> [Directive]
Every line of the listing must be reproduced as it stands. Leave the images behind.

Records with drawing code:
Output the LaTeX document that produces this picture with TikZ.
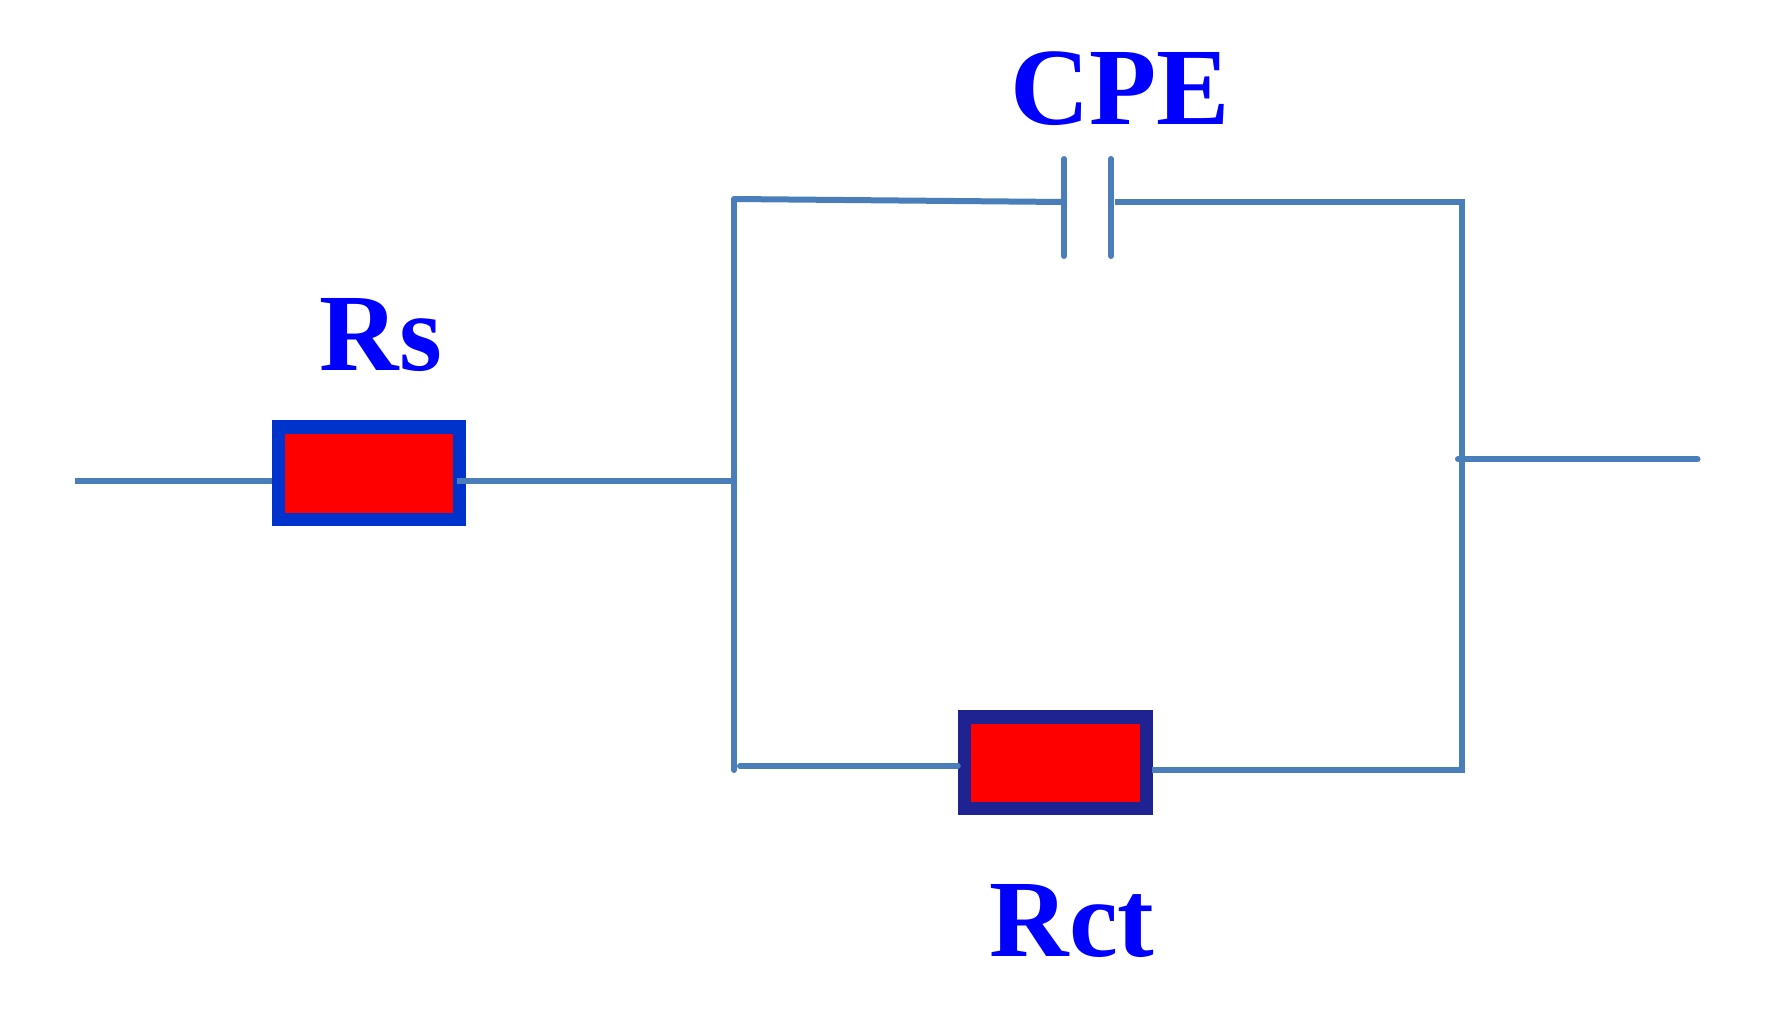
\documentclass[tikz,border=0pt]{standalone}
\usepackage{fontspec}
\setmainfont{Liberation Serif}
\definecolor{wire}{HTML}{4A7EBB}
\definecolor{rsedge}{HTML}{0033CC}
\definecolor{rctedge}{HTML}{1F2391}
\definecolor{labelblue}{HTML}{0000FF}
\tikzset{
  wireline/.style={draw=wire,line width=6pt},
  roundwire/.style={wireline,line cap=round},
  resistor/.style={rectangle,fill=red,line width=13.5pt,inner sep=0pt,minimum width=181pt,minimum height=92.5pt},
  complabel/.style={text=labelblue,font=\fontsize{110}{110}\selectfont\bfseries,inner sep=0pt,anchor=base west},
}
\begin{document}
\begin{tikzpicture}[x=1pt,y=-1pt]
\useasboundingbox[fill=white] (0,0) rectangle (1792,1012);
% junction and end points
\coordinate (inL) at (75,480.5);
\coordinate (jL) at (734,480.5);
\coordinate (topL) at (734,199);
\coordinate (botL) at (734,770);
\coordinate (botR) at (1461.5,769.5);
\coordinate (topR) at (1461.5,202);
\coordinate (outL) at (1458,459);
\coordinate (outR) at (1697.5,459);
\coordinate (p1t) at (1064,159);
\coordinate (p1b) at (1064,256);
\coordinate (p2t) at (1111,159);
\coordinate (p2b) at (1111,256);
\coordinate (p1m) at (1064,202);
\coordinate (p2m) at (1115,202);
\coordinate (botS) at (740,766);
% resistors
\node[resistor,draw=rsedge] (rs) at (369,473) {};
\node[resistor,draw=rctedge,minimum width=182pt,minimum height=91.5pt] (rct) at (1055.5,762.5) {};
% wires
\draw[wireline] (inL) -- (inL -| rs.west);
\draw[wireline] ([xshift=-9pt]rs.east |- jL) -- (jL);
\draw[wireline,line cap=round] (botL) -- (topL);
\draw[wireline] (topL) -- (p1m);
\draw[roundwire] (p1t) -- (p1b);
\draw[roundwire] (p2t) -- (p2b);
\draw[wireline] (p2m) -- (topR) -- (botR) -- ([xshift=-1pt]rct.east |- botR);
\draw[wireline,line cap=round] (botS) -- (botS -| rct.west);
\draw[roundwire] (outL) -- (outR);
% labels
\node[complabel] (lrs) at (319.5,370) {Rs};
\node[complabel] (lcpe) at (1010,124) {CPE};
\node[complabel] (lrct) at (989.5,956) {Rct};
\end{tikzpicture}
\end{document}
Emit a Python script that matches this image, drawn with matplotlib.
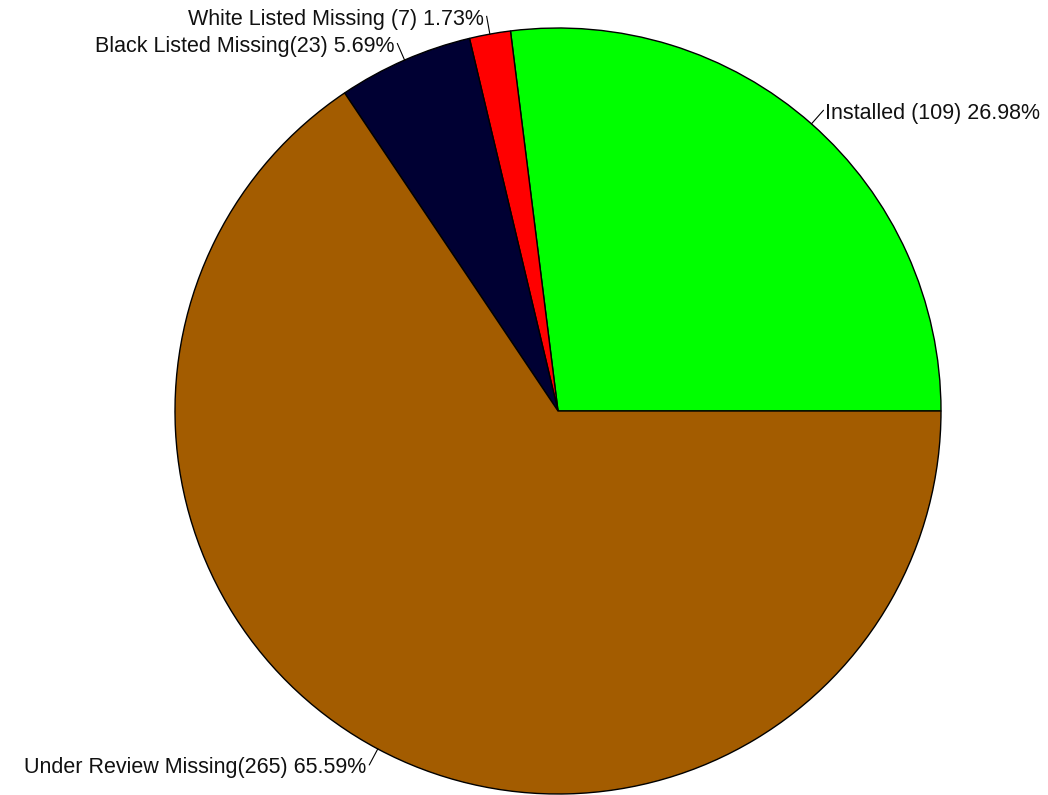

> [Response to the exercise]
Output the LaTeX document that produces this picture with TikZ.
\documentclass[tikz,border=0pt]{standalone}
\usepackage{fontspec}
\setmainfont{Liberation Serif}
\definecolor{wire}{HTML}{4A7EBB}
\definecolor{rsedge}{HTML}{0033CC}
\definecolor{rctedge}{HTML}{1F2391}
\definecolor{labelblue}{HTML}{0000FF}
\tikzset{
  wireline/.style={draw=wire,line width=6pt},
  roundwire/.style={wireline,line cap=round},
  resistor/.style={rectangle,fill=red,line width=13.5pt,inner sep=0pt,minimum width=181pt,minimum height=92.5pt},
  complabel/.style={text=labelblue,font=\fontsize{110}{110}\selectfont\bfseries,inner sep=0pt,anchor=base west},
}
\begin{document}
\begin{tikzpicture}[x=1pt,y=-1pt]
\useasboundingbox[fill=white] (0,0) rectangle (1792,1012);
% junction and end points
\coordinate (inL) at (75,480.5);
\coordinate (jL) at (734,480.5);
\coordinate (topL) at (734,199);
\coordinate (botL) at (734,770);
\coordinate (botR) at (1461.5,769.5);
\coordinate (topR) at (1461.5,202);
\coordinate (outL) at (1458,459);
\coordinate (outR) at (1697.5,459);
\coordinate (p1t) at (1064,159);
\coordinate (p1b) at (1064,256);
\coordinate (p2t) at (1111,159);
\coordinate (p2b) at (1111,256);
\coordinate (p1m) at (1064,202);
\coordinate (p2m) at (1115,202);
\coordinate (botS) at (740,766);
% resistors
\node[resistor,draw=rsedge] (rs) at (369,473) {};
\node[resistor,draw=rctedge,minimum width=182pt,minimum height=91.5pt] (rct) at (1055.5,762.5) {};
% wires
\draw[wireline] (inL) -- (inL -| rs.west);
\draw[wireline] ([xshift=-9pt]rs.east |- jL) -- (jL);
\draw[wireline,line cap=round] (botL) -- (topL);
\draw[wireline] (topL) -- (p1m);
\draw[roundwire] (p1t) -- (p1b);
\draw[roundwire] (p2t) -- (p2b);
\draw[wireline] (p2m) -- (topR) -- (botR) -- ([xshift=-1pt]rct.east |- botR);
\draw[wireline,line cap=round] (botS) -- (botS -| rct.west);
\draw[roundwire] (outL) -- (outR);
% labels
\node[complabel] (lrs) at (319.5,370) {Rs};
\node[complabel] (lcpe) at (1010,124) {CPE};
\node[complabel] (lrct) at (989.5,956) {Rct};
\end{tikzpicture}
\end{document}
Emit a Python script that matches this image, drawn with matplotlib.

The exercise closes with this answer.